» Required task
From the records below, extract only the lines running from the line with "Output the Python" to the line with "energy_mw = [45, 615, 845, 1190]", both lines included, reproducing them exactly.

» Supplied records
•••
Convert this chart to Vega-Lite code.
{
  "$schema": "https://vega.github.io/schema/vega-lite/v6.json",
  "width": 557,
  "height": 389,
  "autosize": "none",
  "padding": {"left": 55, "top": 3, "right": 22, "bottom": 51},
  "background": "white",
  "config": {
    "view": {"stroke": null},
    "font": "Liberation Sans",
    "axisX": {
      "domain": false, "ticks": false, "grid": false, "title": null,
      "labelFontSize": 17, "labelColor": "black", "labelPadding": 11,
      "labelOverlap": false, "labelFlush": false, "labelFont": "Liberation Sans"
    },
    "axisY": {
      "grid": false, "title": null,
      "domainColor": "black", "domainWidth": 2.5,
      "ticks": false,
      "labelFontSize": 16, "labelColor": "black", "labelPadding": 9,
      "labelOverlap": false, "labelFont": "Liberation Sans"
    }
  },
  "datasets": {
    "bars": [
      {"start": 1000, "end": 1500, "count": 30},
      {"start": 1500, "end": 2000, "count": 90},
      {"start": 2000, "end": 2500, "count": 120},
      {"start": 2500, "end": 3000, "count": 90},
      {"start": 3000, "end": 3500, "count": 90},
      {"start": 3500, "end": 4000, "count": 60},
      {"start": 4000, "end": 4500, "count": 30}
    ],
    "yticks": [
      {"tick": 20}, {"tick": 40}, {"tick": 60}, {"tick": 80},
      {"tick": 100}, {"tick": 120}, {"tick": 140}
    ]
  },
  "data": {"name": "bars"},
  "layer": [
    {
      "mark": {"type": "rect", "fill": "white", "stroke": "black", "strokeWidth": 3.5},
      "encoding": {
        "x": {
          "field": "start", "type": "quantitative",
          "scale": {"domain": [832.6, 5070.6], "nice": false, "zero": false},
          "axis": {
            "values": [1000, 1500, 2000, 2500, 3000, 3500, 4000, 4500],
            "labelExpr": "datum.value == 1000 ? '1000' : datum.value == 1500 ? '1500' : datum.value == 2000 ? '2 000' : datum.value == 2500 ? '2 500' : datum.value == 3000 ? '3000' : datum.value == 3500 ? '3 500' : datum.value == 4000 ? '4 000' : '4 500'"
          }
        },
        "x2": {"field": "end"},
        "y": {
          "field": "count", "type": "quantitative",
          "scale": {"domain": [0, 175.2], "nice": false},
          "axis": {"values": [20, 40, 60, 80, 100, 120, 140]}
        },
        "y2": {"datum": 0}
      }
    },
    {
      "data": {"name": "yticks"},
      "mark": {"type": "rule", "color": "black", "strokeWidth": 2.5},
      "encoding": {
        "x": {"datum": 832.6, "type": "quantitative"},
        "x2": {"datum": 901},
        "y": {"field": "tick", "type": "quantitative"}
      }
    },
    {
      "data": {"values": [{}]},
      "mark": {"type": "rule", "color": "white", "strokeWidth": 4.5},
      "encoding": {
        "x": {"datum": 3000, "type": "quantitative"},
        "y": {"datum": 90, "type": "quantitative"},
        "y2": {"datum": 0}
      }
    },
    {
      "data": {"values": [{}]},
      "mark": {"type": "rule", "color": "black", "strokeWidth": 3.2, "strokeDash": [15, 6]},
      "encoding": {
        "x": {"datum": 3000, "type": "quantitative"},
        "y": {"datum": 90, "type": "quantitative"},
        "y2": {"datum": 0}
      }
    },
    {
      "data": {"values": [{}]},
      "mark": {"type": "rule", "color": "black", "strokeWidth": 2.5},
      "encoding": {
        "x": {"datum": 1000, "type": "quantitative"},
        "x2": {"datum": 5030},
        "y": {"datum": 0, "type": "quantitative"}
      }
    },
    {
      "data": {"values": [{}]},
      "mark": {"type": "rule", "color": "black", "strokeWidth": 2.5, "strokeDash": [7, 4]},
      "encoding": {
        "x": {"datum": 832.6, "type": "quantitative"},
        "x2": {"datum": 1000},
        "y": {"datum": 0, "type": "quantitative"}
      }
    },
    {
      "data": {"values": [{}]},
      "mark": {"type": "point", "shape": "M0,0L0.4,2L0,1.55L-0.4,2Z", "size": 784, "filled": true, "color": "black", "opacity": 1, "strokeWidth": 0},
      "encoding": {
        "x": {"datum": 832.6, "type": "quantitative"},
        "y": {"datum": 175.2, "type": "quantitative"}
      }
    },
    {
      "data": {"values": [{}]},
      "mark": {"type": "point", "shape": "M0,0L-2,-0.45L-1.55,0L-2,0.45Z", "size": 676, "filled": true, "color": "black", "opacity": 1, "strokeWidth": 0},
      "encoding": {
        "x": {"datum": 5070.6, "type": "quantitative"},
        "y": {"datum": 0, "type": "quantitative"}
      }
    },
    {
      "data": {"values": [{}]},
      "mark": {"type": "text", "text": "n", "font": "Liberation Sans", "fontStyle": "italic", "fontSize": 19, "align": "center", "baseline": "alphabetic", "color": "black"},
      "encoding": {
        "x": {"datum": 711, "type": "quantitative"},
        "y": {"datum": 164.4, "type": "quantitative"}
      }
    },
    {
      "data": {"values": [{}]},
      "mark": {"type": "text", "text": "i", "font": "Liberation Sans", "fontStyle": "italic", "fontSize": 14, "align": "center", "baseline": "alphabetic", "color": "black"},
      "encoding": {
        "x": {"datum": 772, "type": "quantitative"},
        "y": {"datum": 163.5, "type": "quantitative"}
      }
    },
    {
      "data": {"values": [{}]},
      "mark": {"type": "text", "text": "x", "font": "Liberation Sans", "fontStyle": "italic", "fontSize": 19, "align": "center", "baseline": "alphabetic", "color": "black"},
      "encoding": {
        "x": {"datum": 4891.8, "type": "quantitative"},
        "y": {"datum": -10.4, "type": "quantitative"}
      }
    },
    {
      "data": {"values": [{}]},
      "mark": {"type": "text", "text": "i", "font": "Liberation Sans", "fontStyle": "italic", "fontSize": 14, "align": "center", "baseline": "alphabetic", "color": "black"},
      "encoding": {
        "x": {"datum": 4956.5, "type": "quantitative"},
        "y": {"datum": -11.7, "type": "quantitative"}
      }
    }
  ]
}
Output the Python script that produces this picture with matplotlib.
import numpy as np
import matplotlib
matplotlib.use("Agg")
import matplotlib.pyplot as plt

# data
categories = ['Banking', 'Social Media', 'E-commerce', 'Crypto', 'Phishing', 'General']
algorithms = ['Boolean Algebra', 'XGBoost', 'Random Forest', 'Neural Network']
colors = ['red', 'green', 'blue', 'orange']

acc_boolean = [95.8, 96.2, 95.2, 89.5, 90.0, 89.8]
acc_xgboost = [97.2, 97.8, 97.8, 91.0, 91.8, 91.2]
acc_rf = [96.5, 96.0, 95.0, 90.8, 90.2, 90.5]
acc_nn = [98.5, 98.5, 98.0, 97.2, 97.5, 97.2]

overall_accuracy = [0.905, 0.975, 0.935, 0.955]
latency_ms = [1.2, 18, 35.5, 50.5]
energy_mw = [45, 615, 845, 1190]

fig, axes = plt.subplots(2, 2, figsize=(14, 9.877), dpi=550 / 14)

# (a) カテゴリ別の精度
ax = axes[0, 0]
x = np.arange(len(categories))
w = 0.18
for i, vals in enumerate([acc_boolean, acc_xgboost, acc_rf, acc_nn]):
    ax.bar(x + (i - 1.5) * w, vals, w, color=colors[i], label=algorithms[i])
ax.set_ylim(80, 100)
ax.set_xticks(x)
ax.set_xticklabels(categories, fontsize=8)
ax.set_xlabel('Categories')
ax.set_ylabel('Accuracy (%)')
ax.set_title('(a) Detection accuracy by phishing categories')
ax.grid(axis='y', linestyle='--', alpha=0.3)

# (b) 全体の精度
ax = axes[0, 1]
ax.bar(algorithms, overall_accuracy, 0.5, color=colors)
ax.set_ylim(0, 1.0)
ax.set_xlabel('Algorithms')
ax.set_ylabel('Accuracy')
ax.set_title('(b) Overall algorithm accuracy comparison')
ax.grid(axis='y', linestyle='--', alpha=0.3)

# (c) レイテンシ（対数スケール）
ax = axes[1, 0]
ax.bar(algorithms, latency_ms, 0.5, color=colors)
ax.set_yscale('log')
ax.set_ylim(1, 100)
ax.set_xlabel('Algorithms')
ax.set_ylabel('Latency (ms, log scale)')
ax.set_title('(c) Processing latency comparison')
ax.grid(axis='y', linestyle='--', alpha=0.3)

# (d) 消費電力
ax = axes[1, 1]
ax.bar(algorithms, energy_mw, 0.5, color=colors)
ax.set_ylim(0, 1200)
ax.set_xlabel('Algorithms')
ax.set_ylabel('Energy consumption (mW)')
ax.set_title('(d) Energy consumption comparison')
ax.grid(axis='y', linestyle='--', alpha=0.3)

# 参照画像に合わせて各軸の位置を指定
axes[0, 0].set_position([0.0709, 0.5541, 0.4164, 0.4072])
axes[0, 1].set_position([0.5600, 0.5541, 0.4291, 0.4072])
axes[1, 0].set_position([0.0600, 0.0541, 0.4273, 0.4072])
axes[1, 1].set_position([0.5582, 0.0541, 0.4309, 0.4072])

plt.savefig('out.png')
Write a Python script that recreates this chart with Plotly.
•••
» Written answer
Output the Python script that produces this picture with matplotlib.
import numpy as np
import matplotlib
matplotlib.use("Agg")
import matplotlib.pyplot as plt

# data
categories = ['Banking', 'Social Media', 'E-commerce', 'Crypto', 'Phishing', 'General']
algorithms = ['Boolean Algebra', 'XGBoost', 'Random Forest', 'Neural Network']
colors = ['red', 'green', 'blue', 'orange']

acc_boolean = [95.8, 96.2, 95.2, 89.5, 90.0, 89.8]
acc_xgboost = [97.2, 97.8, 97.8, 91.0, 91.8, 91.2]
acc_rf = [96.5, 96.0, 95.0, 90.8, 90.2, 90.5]
acc_nn = [98.5, 98.5, 98.0, 97.2, 97.5, 97.2]

overall_accuracy = [0.905, 0.975, 0.935, 0.955]
latency_ms = [1.2, 18, 35.5, 50.5]
energy_mw = [45, 615, 845, 1190]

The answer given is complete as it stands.